Zaman showcased PharmaChk at the annual DevelopmentXChange conference in Washington, D.C., a few weeks ago. Back in 2014, he won a $2 million grant from Saving Lives at Birth to bring PharmaChk closer to commercial production.
"The idea here is very simply. It's a method to measure the potency of the drug," he says, demonstrating a prototype of the device to Goats and Soda at the conference. "Anybody can get trained in 15 minutes."
The outside shell of PharmaChk is hard plastic. Inside are wires, chips and tiny channels that shuttle liquid around. In essence, the device measures the concentration of a drug's active ingredient and how fast it dissolves.
For example, say you want to test a malaria drug. It can be a pill, powder or a solution. You simply mix the drug with plain water and combine it with a second solution – a fluorescent probe that comes with the kit. In this case, the probe is developed specifically so that it binds to active ingredients in malaria drugs.
"When there's a reaction between the probe and the drug, there is light," Zaman says. "The light that comes out is directly proportional to the amount of [active ingredients in] the drug.
"Imagine you are dealing with a drug that is completely fake," he continues. "When you add the probe, there is no light. We can say there is no active ingredient in the drug."
The interaction between the drug and the probe takes place inside a silicon-polymer testing chip that sits atop a tiny camera, all embedded in the suitcase. The camera captures the light, and the software translates the readings.
It's similar to the litmus test — a chemical way of testing the acidity of a solution — but instead of color, you have a quantitative number that tells you how much active ingredient there is in the pill. The results are then displayed on a touch screen.
Zaman isn't sure yet how much the PharmaChk will cost, but he projects it will less than the GPHF-Minilab, a similar device already out on the market. The Minilab is also shaped like a suitcase, but it weighs about 200 pounds. And it does not provide testing for liquids. It also takes hours to process samples, compared to Pharmachk's 15 minutes.

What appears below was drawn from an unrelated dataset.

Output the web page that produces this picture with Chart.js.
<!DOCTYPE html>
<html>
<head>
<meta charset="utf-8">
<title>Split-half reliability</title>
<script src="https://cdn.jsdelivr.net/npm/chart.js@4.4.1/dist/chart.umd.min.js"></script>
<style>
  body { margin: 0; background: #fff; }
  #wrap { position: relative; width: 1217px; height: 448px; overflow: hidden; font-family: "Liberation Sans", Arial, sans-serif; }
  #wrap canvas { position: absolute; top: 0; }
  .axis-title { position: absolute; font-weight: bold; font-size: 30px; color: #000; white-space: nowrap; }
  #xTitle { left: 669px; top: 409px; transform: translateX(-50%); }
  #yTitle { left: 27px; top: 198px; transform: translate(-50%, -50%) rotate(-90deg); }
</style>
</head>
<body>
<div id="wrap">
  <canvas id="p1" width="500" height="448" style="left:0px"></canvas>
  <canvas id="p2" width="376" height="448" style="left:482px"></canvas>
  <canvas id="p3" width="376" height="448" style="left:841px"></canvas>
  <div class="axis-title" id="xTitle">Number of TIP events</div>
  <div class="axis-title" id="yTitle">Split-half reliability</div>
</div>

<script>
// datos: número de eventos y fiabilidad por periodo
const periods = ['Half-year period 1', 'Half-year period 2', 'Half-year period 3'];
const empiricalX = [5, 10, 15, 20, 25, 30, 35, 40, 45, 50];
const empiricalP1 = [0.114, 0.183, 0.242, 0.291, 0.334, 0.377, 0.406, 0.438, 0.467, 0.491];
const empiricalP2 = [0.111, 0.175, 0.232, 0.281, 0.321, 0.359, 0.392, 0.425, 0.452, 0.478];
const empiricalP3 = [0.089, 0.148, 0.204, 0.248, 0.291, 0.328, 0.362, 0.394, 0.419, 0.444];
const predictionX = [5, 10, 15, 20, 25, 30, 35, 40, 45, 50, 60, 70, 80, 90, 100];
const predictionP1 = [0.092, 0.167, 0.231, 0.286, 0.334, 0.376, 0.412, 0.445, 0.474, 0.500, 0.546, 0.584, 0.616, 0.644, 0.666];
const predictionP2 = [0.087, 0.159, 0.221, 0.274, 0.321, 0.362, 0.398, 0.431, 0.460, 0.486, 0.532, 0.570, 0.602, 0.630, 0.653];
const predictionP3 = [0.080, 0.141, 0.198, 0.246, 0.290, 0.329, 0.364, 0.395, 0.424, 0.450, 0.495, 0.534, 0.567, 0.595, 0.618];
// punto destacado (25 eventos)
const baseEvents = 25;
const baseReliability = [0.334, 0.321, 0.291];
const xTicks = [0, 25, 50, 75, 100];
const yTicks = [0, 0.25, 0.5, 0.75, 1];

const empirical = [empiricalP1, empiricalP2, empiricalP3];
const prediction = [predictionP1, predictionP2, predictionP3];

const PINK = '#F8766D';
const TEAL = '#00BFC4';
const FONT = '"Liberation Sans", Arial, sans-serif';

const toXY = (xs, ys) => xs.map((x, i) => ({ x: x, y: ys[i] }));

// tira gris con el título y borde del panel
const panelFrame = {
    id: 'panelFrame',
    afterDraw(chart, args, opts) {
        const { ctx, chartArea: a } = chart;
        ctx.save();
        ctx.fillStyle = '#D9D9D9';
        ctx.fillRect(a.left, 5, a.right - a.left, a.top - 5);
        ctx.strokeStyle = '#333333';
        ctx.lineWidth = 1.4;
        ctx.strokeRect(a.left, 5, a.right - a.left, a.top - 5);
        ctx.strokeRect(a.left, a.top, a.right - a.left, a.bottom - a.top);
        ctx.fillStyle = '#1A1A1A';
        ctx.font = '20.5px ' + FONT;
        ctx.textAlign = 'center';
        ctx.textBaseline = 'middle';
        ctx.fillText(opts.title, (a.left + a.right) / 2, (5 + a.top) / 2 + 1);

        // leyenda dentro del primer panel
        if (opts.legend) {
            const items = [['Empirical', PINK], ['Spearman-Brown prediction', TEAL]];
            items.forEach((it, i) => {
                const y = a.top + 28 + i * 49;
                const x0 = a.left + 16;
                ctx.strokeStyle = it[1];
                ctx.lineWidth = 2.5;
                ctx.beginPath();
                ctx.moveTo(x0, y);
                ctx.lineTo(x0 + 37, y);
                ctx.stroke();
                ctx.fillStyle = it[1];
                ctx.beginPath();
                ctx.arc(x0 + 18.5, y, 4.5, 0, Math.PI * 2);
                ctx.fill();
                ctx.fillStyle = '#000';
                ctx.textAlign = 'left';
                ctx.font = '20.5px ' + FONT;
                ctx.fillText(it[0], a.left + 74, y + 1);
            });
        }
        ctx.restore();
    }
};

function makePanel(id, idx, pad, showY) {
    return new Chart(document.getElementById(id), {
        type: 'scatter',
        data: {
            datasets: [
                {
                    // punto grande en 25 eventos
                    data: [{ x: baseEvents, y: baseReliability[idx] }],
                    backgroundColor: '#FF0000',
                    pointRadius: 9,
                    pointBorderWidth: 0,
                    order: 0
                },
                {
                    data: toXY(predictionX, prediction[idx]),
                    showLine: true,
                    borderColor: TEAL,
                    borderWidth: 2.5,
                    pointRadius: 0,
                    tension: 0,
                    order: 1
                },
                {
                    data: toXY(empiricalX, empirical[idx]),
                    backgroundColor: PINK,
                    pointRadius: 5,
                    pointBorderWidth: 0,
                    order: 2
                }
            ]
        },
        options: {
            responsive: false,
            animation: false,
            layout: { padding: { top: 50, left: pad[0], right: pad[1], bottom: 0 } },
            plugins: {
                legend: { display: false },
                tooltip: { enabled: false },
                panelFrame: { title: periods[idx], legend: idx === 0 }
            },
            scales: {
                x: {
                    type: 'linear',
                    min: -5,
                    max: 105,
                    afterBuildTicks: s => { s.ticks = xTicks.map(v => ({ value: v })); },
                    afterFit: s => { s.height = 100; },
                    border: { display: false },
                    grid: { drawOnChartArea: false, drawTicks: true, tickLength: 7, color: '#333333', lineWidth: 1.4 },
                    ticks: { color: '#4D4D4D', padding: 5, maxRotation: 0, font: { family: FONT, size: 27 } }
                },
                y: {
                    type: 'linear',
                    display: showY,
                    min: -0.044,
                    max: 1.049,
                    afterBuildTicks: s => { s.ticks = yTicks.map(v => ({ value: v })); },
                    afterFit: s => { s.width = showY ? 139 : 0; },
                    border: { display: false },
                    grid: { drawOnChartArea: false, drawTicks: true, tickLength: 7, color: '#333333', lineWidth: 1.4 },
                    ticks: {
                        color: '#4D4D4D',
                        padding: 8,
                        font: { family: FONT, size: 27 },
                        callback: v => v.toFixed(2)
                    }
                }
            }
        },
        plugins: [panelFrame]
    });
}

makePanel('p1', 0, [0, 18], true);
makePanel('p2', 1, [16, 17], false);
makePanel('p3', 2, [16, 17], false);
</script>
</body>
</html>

Zaman and his team took PharmaChk to Ghana last year to test it out in city hospitals, clinics and small pharmacies — and to see what people think of the device. The team plans on returning to Ghana again this year. Eventually they want to try it out in rural communities, as well.
Device like PharmaChk empower doctors, nurses and pharmacists, says Dr. Youseph Yazdi, a biomedical engineering professor at Johns Hopkins University.
Here in the U.S., we rely on regulations to ensure medications are what their labels say they are. These regulations are missing or don't work in many developing countries.
Such problems will always be there, Yazdi says, but when health workers know whether the drug is fake or not, they can reject it on the spot. "They will know, and they won't buy it," he says.
Currently, Zaman and his team have standard probes for antimalarial drugs and antibiotics. They plan to develop more probes for testing tuberculosis medications and uterotonics — drugs that help control postpartum hemorrhage.